══ Supplied information ══
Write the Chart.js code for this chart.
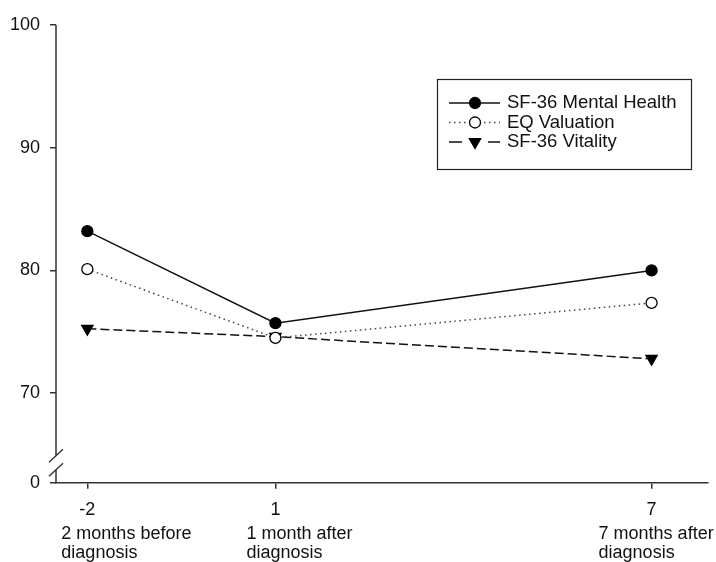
<!DOCTYPE html>
<html>
<head>
<meta charset="utf-8">
<script src="https://cdn.jsdelivr.net/npm/chart.js@4/dist/chart.umd.min.js"></script>
<style>
  html, body { margin: 0; padding: 0; background: #fff; }
  #wrap { width: 716px; height: 562px; }
</style>
</head>
<body>
<div id="wrap"><canvas id="c" width="716" height="562"></canvas></div>
<script>
// Time points (months relative to diagnosis) and their captions
const months = [-2, 1, 7];
const monthCaptions = [
  ['2 months before', 'diagnosis'],
  ['1 month after', 'diagnosis'],
  ['7 months after', 'diagnosis']
];

// Mean scores per time point
const mentalHealth = [83.2, 75.7, 80.0];
const eqValuation  = [80.1, 74.5, 77.35];
const vitality     = [75.25, 74.6, 72.8];

const seriesNames = ['SF-36 Mental Health', 'EQ Valuation', 'SF-36 Vitality'];

// Y axis is truncated: everything below 70 is collapsed, the bottom is labelled 0
const yTicks = [70, 80, 90, 100];
const yFloor = 62.7;
const yFloorLabel = '0';

const FONT = '"Liberation Sans", Arial, sans-serif';
const INK = '#111';
const AXIS = '#333';

const toPoints = vals => months.map((m, i) => ({ x: m, y: vals[i] }));

const styles = [
  { dash: [], color: '#111', fill: '#000', shape: 'circle', r: 5.5, rot: 0 },
  { dash: [1.5, 3.5], color: '#444', fill: '#fff', shape: 'circle', r: 5.5, rot: 0 },
  { dash: [9, 4], color: '#111', fill: '#000', shape: 'triangle', r: 6.5, rot: 180 }
];

const seriesValues = [mentalHealth, eqValuation, vitality];

const datasets = seriesValues.map((vals, i) => ({
  label: seriesNames[i],
  data: toPoints(vals),
  borderColor: styles[i].color,
  borderWidth: 1.5,
  borderDash: styles[i].dash,
  tension: 0,
  fill: false,
  pointStyle: styles[i].shape,
  pointRadius: styles[i].r,
  pointRotation: styles[i].rot,
  pointBackgroundColor: styles[i].fill,
  pointBorderColor: '#000',
  pointBorderWidth: 1.3
}));

// Y axis line with a break mark between the floor and the first real tick
const brokenAxis = {
  id: 'brokenAxis',
  afterDraw(chart) {
    const ctx = chart.ctx;
    const y = chart.scales.y;
    const x0 = chart.chartArea.left;
    const top = y.getPixelForValue(100);
    const bottom = y.bottom;
    const b1 = bottom - 27;   // upper slash centre
    const b2 = bottom - 13;   // lower slash centre
    ctx.save();
    ctx.strokeStyle = AXIS;
    ctx.lineWidth = 1.5;
    ctx.beginPath();
    ctx.moveTo(x0, top);
    ctx.lineTo(x0, b1);
    ctx.moveTo(x0, b2);
    ctx.lineTo(x0, bottom);
    ctx.stroke();
    ctx.lineWidth = 1.4;
    ctx.beginPath();
    [b1, b2].forEach(c => {
      ctx.moveTo(x0 - 7, c + 6.5);
      ctx.lineTo(x0 + 7, c - 6.5);
    });
    ctx.stroke();
    ctx.restore();
  }
};

// Two-line captions under the x tick labels
const captions = {
  id: 'captions',
  afterDraw(chart) {
    const ctx = chart.ctx;
    const xs = chart.scales.x;
    const offsets = [-26, -29, -53];
    ctx.save();
    ctx.fillStyle = INK;
    ctx.font = '18px ' + FONT;
    ctx.textAlign = 'left';
    ctx.textBaseline = 'alphabetic';
    months.forEach((m, i) => {
      const px = xs.getPixelForValue(m) + offsets[i];
      monthCaptions[i].forEach((line, j) => {
        ctx.fillText(line, px, 539 + j * 19);
      });
    });
    ctx.restore();
  }
};

// Boxed legend with line samples
const boxLegend = {
  id: 'boxLegend',
  afterDraw(chart) {
    const ctx = chart.ctx;
    const left = 437, top = 79, w = 254, h = 90;
    ctx.save();
    ctx.strokeStyle = '#222';
    ctx.lineWidth = 1.2;
    ctx.strokeRect(left + 0.5, top + 0.5, w, h);
    ctx.font = '18.5px ' + FONT;
    ctx.textBaseline = 'middle';
    ctx.fillStyle = INK;
    chart.data.datasets.forEach((ds, i) => {
      const yy = 103 + i * 19.5;
      const st = styles[i];
      ctx.save();
      ctx.strokeStyle = st.color;
      ctx.lineWidth = 1.5;
      if (i === 2) {
        ctx.beginPath();
        ctx.moveTo(449, yy); ctx.lineTo(462, yy);
        ctx.moveTo(488, yy); ctx.lineTo(500, yy);
        ctx.stroke();
      } else {
        ctx.setLineDash(st.dash);
        ctx.beginPath();
        ctx.moveTo(449, yy); ctx.lineTo(500, yy);
        ctx.stroke();
      }
      ctx.restore();
      ctx.save();
      ctx.fillStyle = st.fill;
      ctx.strokeStyle = '#000';
      ctx.lineWidth = 1.3;
      ctx.beginPath();
      if (st.shape === 'circle') {
        ctx.arc(475, yy, st.r, 0, Math.PI * 2);
      } else {
        const r = st.r;
        ctx.moveTo(475 - r * 0.866, yy - r * 0.5);
        ctx.lineTo(475 + r * 0.866, yy - r * 0.5);
        ctx.lineTo(475, yy + r);
        ctx.closePath();
      }
      ctx.fill();
      ctx.stroke();
      ctx.restore();
      ctx.fillStyle = INK;
      ctx.fillText(ds.label, 507, yy);
    });
    ctx.restore();
  }
};

new Chart(document.getElementById('c'), {
  type: 'line',
  data: { datasets },
  options: {
    responsive: false,
    animation: false,
    devicePixelRatio: 1,
    layout: { padding: { top: 25, right: 8, left: 0, bottom: 0 } },
    plugins: {
      legend: { display: false },
      tooltip: { enabled: false }
    },
    scales: {
      x: {
        type: 'linear',
        min: -2.5,
        max: 7.9,
        afterBuildTicks: s => { s.ticks = months.map(v => ({ value: v })); },
        afterFit: s => { s.height = 79.3; },
        grid: { drawOnChartArea: false, drawTicks: true, tickLength: 6, color: AXIS, lineWidth: 1.5 },
        border: { display: true, color: AXIS, width: 1.5 },
        ticks: {
          color: INK,
          font: { family: FONT, size: 18 },
          padding: 11,
          maxRotation: 0,
          callback: v => String(v)
        }
      },
      y: {
        type: 'linear',
        min: yFloor,
        max: 100,
        afterBuildTicks: s => { s.ticks = [yFloor, ...yTicks].map(v => ({ value: v })); },
        afterFit: s => { s.width = 56; },
        grid: { drawOnChartArea: false, drawTicks: true, tickLength: 6, color: AXIS, lineWidth: 1.5 },
        border: { display: false },
        ticks: {
          color: INK,
          font: { family: FONT, size: 18 },
          padding: 10,
          callback: v => (v === yFloor ? yFloorLabel : String(v))
        }
      }
    }
  },
  plugins: [brokenAxis, captions, boxLegend]
});
</script>
</body>
</html>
═══
## What to work on
Copy nothing but the lines from the top of the material through the line holding "const seriesNames = ['SF-36", exactly as written; omit pictures.

## In response
Write the Chart.js code for this chart.
<!DOCTYPE html>
<html>
<head>
<meta charset="utf-8">
<script src="https://cdn.jsdelivr.net/npm/chart.js@4/dist/chart.umd.min.js"></script>
<style>
  html, body { margin: 0; padding: 0; background: #fff; }
  #wrap { width: 716px; height: 562px; }
</style>
</head>
<body>
<div id="wrap"><canvas id="c" width="716" height="562"></canvas></div>
<script>
// Time points (months relative to diagnosis) and their captions
const months = [-2, 1, 7];
const monthCaptions = [
  ['2 months before', 'diagnosis'],
  ['1 month after', 'diagnosis'],
  ['7 months after', 'diagnosis']
];

// Mean scores per time point
const mentalHealth = [83.2, 75.7, 80.0];
const eqValuation  = [80.1, 74.5, 77.35];
const vitality     = [75.25, 74.6, 72.8];

const seriesNames = ['SF-36 Mental Health', 'EQ Valuation', 'SF-36 Vitality'];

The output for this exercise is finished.